─── Available data ───

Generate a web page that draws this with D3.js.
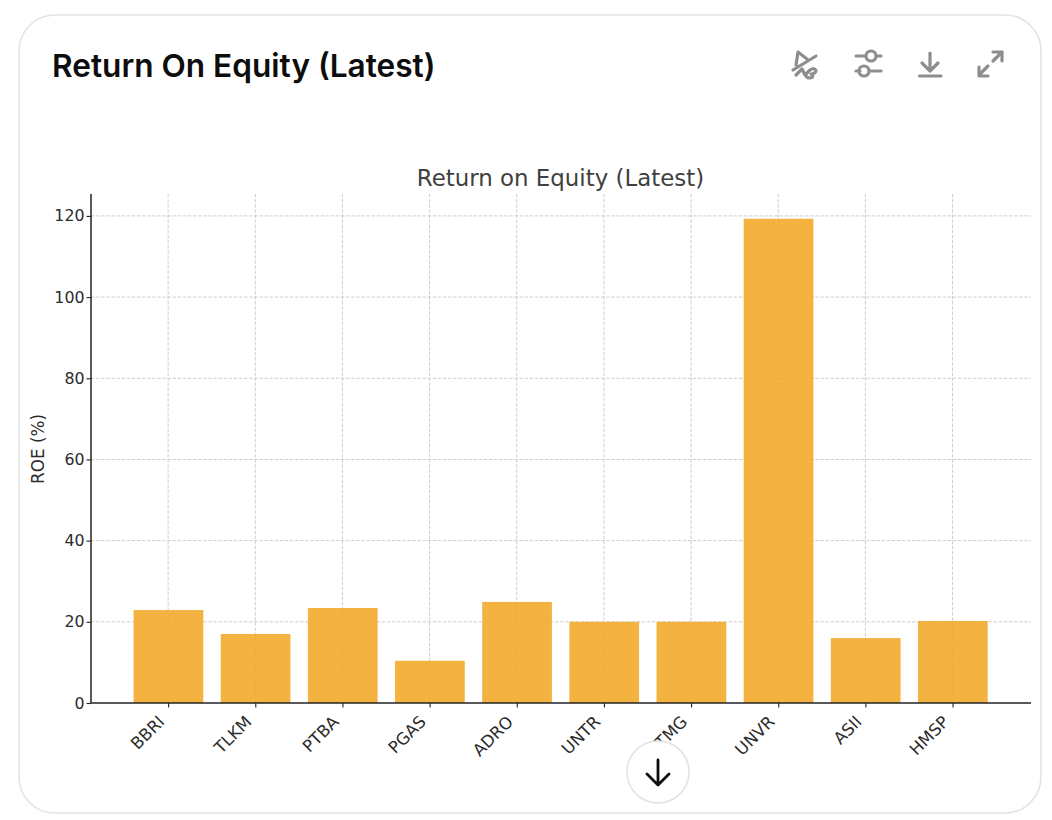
<!DOCTYPE html>
<html><head><meta charset="utf-8">
<script src="https://cdnjs.cloudflare.com/ajax/libs/d3/7.8.5/d3.min.js"></script>
<style>html,body{margin:0;padding:0;background:#fff;overflow:hidden}svg{display:block}</style>
</head><body><svg id="c" width="1052" height="820"></svg>
<script>
const categories = ["BBRI","TLKM","PTBA","PGAS","ADRO","UNTR","ITMG","UNVR","ASII","HMSP"];
const roeValues = [22.9,17,23.4,10.4,24.9,20,20,119.3,16,20.2];
const yTicks = [0,20,40,60,80,100,120];
const cardTitle = "Return On Equity (Latest)";
const chartTitle = "Return on Equity (Latest)";
const yLabel = "ROE (%)";

const svg = d3.select("#c");
const mpl = "'DejaVu Sans',sans-serif";
const ui = "Inter,'Noto Sans',sans-serif";
svg.append("rect").attr("x",19).attr("y",15).attr("width",1022).attr("height",798).attr("rx",36)
  .attr("fill","#fff").attr("stroke","#e3e3e3").attr("stroke-width",1.6);
svg.append("text").attr("x",52).attr("y",76.5).attr("font-family",ui).attr("font-size",31.6)
  .attr("font-weight",600).attr("fill","#0d0d0d").text(cardTitle);

const L=91,R=1031,T=194,B=703;
const x = d3.scaleLinear().domain([-0.885,9.9]).range([L,R]);
const y = d3.scaleLinear().domain([0,125.4]).range([B,T]);
const barW = x(0.8)-x(0);

const gridG = svg.append("g");
gridG.selectAll("line.h").data(yTicks.slice(1)).join("line").attr("class","h")
  .attr("x1",L).attr("x2",R).attr("y1",d=>y(d)).attr("y2",d=>y(d));
gridG.selectAll("line.v").data(categories).join("line").attr("class","v")
  .attr("x1",(d,i)=>x(i)).attr("x2",(d,i)=>x(i)).attr("y1",T).attr("y2",B);
gridG.selectAll("line").attr("stroke","#c8c8c8").attr("stroke-width",0.9).attr("stroke-dasharray","3.5 1.6");

svg.append("g").selectAll("rect").data(roeValues).join("rect")
  .attr("x",(d,i)=>x(i)-barW/2+0.3).attr("width",barW)
  .attr("y",d=>y(d)).attr("height",d=>B-y(d))
  .attr("fill","#f2a825").attr("fill-opacity",0.87);

const yAxis = svg.append("g").attr("transform",`translate(${L},0)`)
  .call(d3.axisLeft(y).tickValues(yTicks).tickSize(4.5).tickPadding(2).tickSizeOuter(0));
const xAxis = svg.append("g").attr("transform",`translate(0,${B})`)
  .call(d3.axisBottom(x).tickValues(d3.range(categories.length)).tickFormat(i=>categories[i]).tickSize(4.5).tickSizeOuter(0));
xAxis.select(".domain").remove();
yAxis.select(".domain").remove();
svg.append("line").attr("x1",L).attr("x2",R).attr("y1",B).attr("y2",B).attr("stroke","#222").attr("stroke-width",1.5);
svg.append("line").attr("x1",L).attr("x2",L).attr("y1",T).attr("y2",B).attr("stroke","#222").attr("stroke-width",1.5);
svg.selectAll(".tick line").attr("stroke","#222").attr("stroke-width",1.1);
yAxis.selectAll("text").attr("font-family",mpl).attr("font-size",15.8).attr("fill","#2b2b2b");
xAxis.selectAll("text").attr("font-family",mpl).attr("font-size",16.6).attr("fill","#2b2b2b")
  .attr("text-anchor","end").attr("dy",0).attr("y",0)
  .attr("transform","translate(-7,16) rotate(-45)").attr("dominant-baseline","central");

svg.append("text").attr("x",560.5).attr("y",186).attr("text-anchor","middle").attr("font-family",mpl)
  .attr("font-size",22.9).attr("fill","#404040").text(chartTitle);
svg.append("text").attr("transform","translate(44,449) rotate(-90)").attr("text-anchor","middle")
  .attr("font-family",mpl).attr("font-size",16.8).attr("fill","#2b2b2b").text(yLabel);

// toolbar icons
const icon = svg.append("g").attr("fill","none").attr("stroke","#8e8e8e").attr("stroke-width",3.2)
  .attr("stroke-linecap","round").attr("stroke-linejoin","round");
icon.append("path").attr("d","M793 70 L816 56 M796 65 L798 52 L807 59 M796 75 L802 69 L805 75 L810 70 Q815 67 816 71 Q815 74 811 74 Q815 77 810 78 Q807 78 806 76");
icon.append("path").attr("d","M856 56 L865 56 M876 56 L881 56 M871 56 m-5 0 a5 5 0 1 0 10 0 a5 5 0 1 0 -10 0 M860 71 L856 71 M871 71 L881 71 M864 71 m-5 0 a5 5 0 1 0 10 0 a5 5 0 1 0 -10 0");
icon.append("path").attr("d","M930 53 L930 71 M922 63 L930 71 L938 63 M919.5 76 L941 76");
icon.append("path").attr("d","M993 61 L1002 52 M993 52 L1002 52 L1002 61 M988 66 L979 75 M979 67 L979 76 L988 76");

// scroll button
svg.append("circle").attr("cx",658).attr("cy",772).attr("r",31).attr("fill","#fff").attr("stroke","#e3e3e3").attr("stroke-width",1.6);
svg.append("path").attr("d","M658 760 L658 784 M647 774 L658 785 L669 774").attr("fill","none").attr("stroke","#0d0d0d")
  .attr("stroke-width",2.8).attr("stroke-linecap","round").attr("stroke-linejoin","round");
</script></body></html>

───

= Required task =
Begin at the first line of the material and copy each line exactly through the one containing "const barW = x(0.8)-x(0);". Omit pictures.

= Final answer =
Generate a web page that draws this with D3.js.
<!DOCTYPE html>
<html><head><meta charset="utf-8">
<script src="https://cdnjs.cloudflare.com/ajax/libs/d3/7.8.5/d3.min.js"></script>
<style>html,body{margin:0;padding:0;background:#fff;overflow:hidden}svg{display:block}</style>
</head><body><svg id="c" width="1052" height="820"></svg>
<script>
const categories = ["BBRI","TLKM","PTBA","PGAS","ADRO","UNTR","ITMG","UNVR","ASII","HMSP"];
const roeValues = [22.9,17,23.4,10.4,24.9,20,20,119.3,16,20.2];
const yTicks = [0,20,40,60,80,100,120];
const cardTitle = "Return On Equity (Latest)";
const chartTitle = "Return on Equity (Latest)";
const yLabel = "ROE (%)";

const svg = d3.select("#c");
const mpl = "'DejaVu Sans',sans-serif";
const ui = "Inter,'Noto Sans',sans-serif";
svg.append("rect").attr("x",19).attr("y",15).attr("width",1022).attr("height",798).attr("rx",36)
  .attr("fill","#fff").attr("stroke","#e3e3e3").attr("stroke-width",1.6);
svg.append("text").attr("x",52).attr("y",76.5).attr("font-family",ui).attr("font-size",31.6)
  .attr("font-weight",600).attr("fill","#0d0d0d").text(cardTitle);

const L=91,R=1031,T=194,B=703;
const x = d3.scaleLinear().domain([-0.885,9.9]).range([L,R]);
const y = d3.scaleLinear().domain([0,125.4]).range([B,T]);
const barW = x(0.8)-x(0);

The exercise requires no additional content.